Tuesday, 26 February 2019

I Now Know Where I've Gone Wrong In Poetry... Art Galleries Next


Hello there. Hope you're feeling well today.

I've never hidden in this blog the fact that whilst I chat about a whole range of books very rarely is poetry mentioned. Partly as I've explained it's due to the fact that as a teenager in the seventies and eighties the price of a slim volume of poetry seemed to be the same as that for a far bigger novel. So my teenage mind said "what's the point?" and bought the novel.

One of the consequences of this I think is that when a volume of poetry does enter my hands then with exceptions I'm not comfortable with it. With exceptions I'm not certain I've read it right.

Yesterday I had a little time on my hands so decided to do what I've promised in this blog for years now (I get there in the end) and listened on Spotify to Richard Burton reading a selection of the poetry of Dylan Thomas.

And I was enthralled.

Didn't have the time to go through the whole album (life interfered) but I felt I understood now how to deal with poetry. As the old ad adage goes you try before you buy.

For I understood that listening makes you hear the cadences of the poet. Makes you understand how the particular poem is meant to be read. Also if the particular poet doesn't appeal to you by ear then there's no point in picking up a book and reading something by him/her. It's a visceral thing.

It also explains how I like T S Eliot (when depressed) and John Betjeman. The first I was taught at in school the second really was the only well known contemporary poet people knew of in the seventies and eighties. In other words I heard them being read.

It doesn't mean they'll be a sudden influx of poetry in this blog. Just that I know what to do when the opportunity arises.....after all these years.

Which brings us to art galleries. Here in Wales it's half-term. I have the next two days off and someone suggested to me I should take my daughter to an art gallery.

Metaphorically I fell off my seat laughing hysterically as if my next fitting was for a straitjacket. However outwardly I just gave a non-committal "we'll see".
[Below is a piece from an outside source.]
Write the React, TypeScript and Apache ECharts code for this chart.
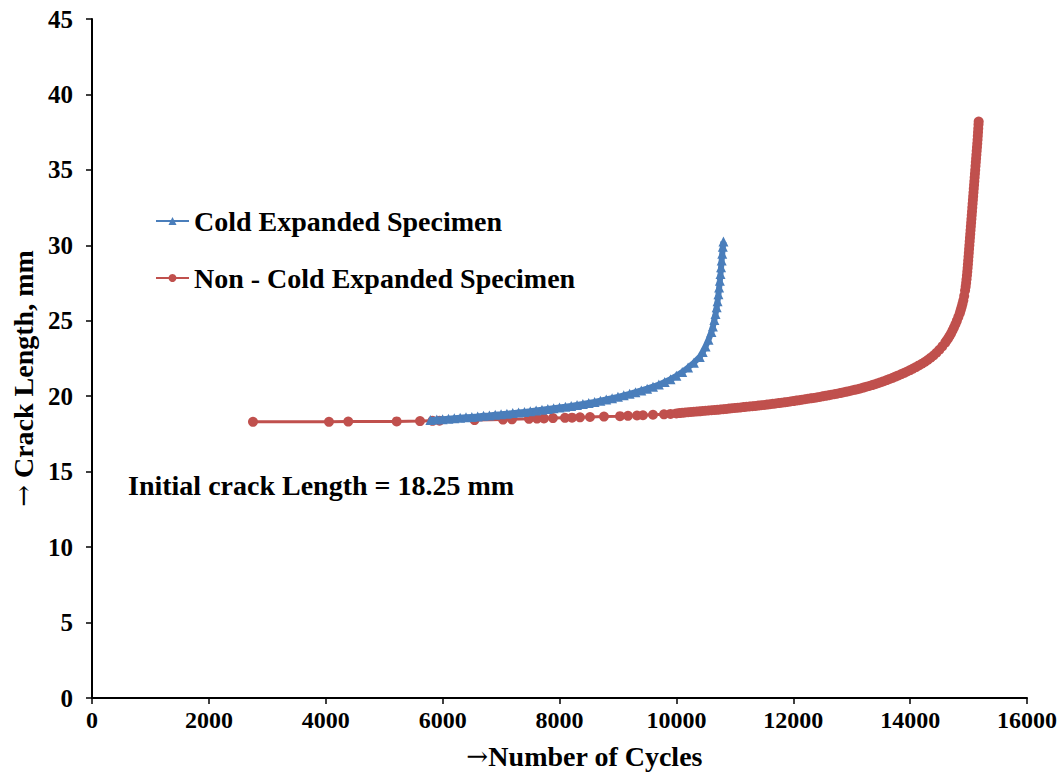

Well we won't see. My daughter is as interested in art as I am (which I suspect is because neither of us have any real talent for the subject). She will be bored. As will I.

Now I know exactly how to react to commercial art galleries. You have loads of money. Wander round. See a picture you like and say "I'll buy this". They flog pictures. I get it. But given I don't have loads of money it's not something I'd regularly practice.

But public art galleries. You wander round. See pictures. Some you like some you don't and wander out. I know what daughter will say even by look alone. "We could have gone to a play or a film but you took me to this?"

And the people I really don't understand in art galleries are those who seemingly spend eternities looking at one piece of artwork. If they were drawing it I get it. But looking? As if expecting something is going to move? What is it with that?

Perhaps like poetry it will come to me eventually. Probably that's the moment when I'm so old I have to be wheeled around and my eyesight is so bad even with glasses I have to look right up as close as possible squinting to even work out the basic shapes.

Sometimes in life things just pass you by.